Ding Weifen (丁惟汾 (Dīng Wéifén); 1874－12 May 1954) was a Chinese politician and founding father of the Kuomintang. He served as the vice-president of Control Yuan from 28 December 1931 to 1935.

==Biography==
Ding was born in Taoluo Town of Rizhao, Shandong in 1874, the son of Ding Yici (丁以此), a teacher. His courtesy name was Dingcheng (鼎丞) and Dingchen (鼎臣). He had an elder brother, Ding Weisong (丁惟淞). In 1903, he attended Baoding Normal College. A year later, he went to Japan to study law at Meiji University. He joined the Tongmenghui on October 21, 1905. He founded the Bell (晨钟) with Jiang Yansheng. He returned to the China in Spring 1907, becoming President of Shandong School of Law and Politics. During 1911, he took part in Wuchang Uprising. He moved on to the house of representatives in 1912. He was a member of congress between 1917 and 1922. He founded North China Weekly (北方周刊) in 1918. He served as Head of the Propaganda Department and the Training Department of Kuomintang from 1927 to 1929. He was a member of the National Government from 17 September 1927 to 1947.
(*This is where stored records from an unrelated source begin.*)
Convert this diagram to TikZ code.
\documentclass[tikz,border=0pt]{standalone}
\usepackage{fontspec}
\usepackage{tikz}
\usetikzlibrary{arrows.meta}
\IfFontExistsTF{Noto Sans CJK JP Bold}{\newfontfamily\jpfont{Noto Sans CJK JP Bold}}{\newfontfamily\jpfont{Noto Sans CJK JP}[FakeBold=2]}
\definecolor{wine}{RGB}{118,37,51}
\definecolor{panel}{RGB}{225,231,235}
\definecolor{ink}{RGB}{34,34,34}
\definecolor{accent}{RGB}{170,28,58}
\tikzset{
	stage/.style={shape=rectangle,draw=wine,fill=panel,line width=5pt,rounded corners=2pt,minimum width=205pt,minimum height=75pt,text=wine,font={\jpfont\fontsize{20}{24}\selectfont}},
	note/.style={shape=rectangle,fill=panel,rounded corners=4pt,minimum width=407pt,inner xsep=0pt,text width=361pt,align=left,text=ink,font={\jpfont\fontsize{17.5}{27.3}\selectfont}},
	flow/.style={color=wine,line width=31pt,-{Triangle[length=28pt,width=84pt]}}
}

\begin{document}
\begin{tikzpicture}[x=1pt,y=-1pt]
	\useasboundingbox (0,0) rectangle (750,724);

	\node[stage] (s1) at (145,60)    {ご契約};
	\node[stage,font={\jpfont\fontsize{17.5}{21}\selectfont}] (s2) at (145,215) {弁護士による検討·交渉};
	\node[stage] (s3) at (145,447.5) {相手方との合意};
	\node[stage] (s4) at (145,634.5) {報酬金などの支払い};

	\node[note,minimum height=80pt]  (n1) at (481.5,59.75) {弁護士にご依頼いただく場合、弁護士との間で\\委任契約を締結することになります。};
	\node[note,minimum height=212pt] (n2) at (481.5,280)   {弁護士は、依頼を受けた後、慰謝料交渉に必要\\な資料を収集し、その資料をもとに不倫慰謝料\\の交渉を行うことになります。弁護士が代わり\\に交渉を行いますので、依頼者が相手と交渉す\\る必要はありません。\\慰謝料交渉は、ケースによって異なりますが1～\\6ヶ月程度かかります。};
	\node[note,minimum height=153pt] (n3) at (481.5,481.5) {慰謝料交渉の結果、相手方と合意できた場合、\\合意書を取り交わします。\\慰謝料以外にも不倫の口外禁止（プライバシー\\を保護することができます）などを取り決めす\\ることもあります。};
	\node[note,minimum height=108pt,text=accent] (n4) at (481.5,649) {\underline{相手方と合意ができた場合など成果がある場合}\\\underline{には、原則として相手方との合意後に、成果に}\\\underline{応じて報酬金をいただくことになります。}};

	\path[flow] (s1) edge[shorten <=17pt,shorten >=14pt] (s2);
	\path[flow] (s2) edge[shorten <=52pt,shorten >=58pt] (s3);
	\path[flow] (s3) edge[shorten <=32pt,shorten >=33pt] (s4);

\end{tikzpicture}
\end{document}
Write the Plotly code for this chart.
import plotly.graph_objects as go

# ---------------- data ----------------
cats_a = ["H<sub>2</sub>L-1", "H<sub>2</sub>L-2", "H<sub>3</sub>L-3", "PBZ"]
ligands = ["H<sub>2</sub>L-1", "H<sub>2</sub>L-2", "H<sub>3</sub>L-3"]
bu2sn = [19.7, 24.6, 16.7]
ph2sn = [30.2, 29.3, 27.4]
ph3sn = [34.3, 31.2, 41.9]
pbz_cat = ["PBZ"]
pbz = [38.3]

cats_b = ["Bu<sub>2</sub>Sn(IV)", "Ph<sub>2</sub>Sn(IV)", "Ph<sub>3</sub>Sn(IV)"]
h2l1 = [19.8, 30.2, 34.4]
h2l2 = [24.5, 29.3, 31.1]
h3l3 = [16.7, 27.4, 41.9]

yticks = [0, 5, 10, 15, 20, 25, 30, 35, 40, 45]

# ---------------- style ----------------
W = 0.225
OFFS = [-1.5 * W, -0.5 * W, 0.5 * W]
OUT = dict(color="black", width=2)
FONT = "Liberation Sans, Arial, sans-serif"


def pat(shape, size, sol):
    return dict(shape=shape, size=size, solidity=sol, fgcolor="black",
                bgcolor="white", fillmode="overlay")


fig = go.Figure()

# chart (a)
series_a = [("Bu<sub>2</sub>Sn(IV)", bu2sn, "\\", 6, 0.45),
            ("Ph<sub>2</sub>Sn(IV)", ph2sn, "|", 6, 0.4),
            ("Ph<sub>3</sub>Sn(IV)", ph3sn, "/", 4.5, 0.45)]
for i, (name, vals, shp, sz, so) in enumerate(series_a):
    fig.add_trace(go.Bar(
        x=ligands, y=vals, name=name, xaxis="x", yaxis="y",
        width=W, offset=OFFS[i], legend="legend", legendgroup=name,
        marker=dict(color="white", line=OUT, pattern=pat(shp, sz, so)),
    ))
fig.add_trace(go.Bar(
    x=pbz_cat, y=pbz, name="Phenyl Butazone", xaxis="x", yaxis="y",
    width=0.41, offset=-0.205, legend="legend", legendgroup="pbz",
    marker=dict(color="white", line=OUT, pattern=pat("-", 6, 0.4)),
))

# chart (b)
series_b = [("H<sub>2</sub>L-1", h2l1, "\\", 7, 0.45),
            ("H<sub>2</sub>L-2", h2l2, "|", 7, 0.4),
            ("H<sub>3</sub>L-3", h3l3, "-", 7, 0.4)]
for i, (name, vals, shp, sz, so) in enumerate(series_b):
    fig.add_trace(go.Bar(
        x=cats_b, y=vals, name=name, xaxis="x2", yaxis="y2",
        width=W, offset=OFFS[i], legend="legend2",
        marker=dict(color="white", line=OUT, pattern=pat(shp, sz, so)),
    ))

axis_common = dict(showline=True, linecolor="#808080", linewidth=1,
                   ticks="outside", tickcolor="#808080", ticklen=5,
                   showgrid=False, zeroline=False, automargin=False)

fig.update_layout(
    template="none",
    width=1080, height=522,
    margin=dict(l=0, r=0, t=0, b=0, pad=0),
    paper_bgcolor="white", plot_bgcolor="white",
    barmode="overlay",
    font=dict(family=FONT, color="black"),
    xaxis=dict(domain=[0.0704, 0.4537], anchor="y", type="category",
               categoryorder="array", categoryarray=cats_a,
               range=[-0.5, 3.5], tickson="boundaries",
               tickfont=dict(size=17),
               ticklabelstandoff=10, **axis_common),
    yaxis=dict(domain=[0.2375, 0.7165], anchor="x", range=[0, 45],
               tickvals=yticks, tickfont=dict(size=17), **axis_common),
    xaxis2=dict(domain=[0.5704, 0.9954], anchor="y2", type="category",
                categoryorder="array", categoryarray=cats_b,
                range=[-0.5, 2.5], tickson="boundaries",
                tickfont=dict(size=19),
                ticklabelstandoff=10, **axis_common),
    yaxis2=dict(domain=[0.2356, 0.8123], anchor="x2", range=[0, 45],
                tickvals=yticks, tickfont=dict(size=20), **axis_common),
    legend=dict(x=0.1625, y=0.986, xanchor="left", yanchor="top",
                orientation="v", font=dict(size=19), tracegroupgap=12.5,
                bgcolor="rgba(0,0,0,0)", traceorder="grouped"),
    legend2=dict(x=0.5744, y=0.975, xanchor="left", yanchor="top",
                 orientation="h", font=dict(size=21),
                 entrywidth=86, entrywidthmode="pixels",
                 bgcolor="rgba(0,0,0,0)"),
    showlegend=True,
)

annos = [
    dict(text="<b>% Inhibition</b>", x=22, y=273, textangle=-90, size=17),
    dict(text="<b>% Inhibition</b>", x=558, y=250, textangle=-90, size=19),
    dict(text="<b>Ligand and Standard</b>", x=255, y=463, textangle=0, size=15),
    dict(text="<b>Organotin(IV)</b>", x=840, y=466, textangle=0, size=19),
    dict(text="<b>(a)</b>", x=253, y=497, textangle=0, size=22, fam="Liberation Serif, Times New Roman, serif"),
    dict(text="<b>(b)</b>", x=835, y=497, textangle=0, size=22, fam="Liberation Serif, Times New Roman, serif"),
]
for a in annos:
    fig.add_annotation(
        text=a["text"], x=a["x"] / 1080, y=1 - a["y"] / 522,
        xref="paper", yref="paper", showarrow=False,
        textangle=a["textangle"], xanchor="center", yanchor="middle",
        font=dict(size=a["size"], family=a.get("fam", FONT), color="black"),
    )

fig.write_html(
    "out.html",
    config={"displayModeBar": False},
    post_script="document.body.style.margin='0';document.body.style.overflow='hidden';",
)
He was the Secretary General of Central Party Committee of Kuomintang in 1931. On December 28, 1931, he was appointed the vice-president of Control Yuan, a position he held until 1935. He was a member of Control Yuan from 31 May 1948 to 12 May 1954.

On May 12, 1954, he died in Taipei, Taiwan.

==Personal life==
His daughter, Ding Yujuan (丁玉隽), was married to hydrologist Huang Wanli. His adopted daughter Tsun-ying Wong was one of the first group of women elected to the Legislative Yuan in 1948, and her son Samuel is an American physicist who received the Nobel Prize in 1976, with Burton Richter, for discovering the subatomic J/ψ particle. His grandson in law, Yang Le, is a member of the Chinese Academy of Sciences.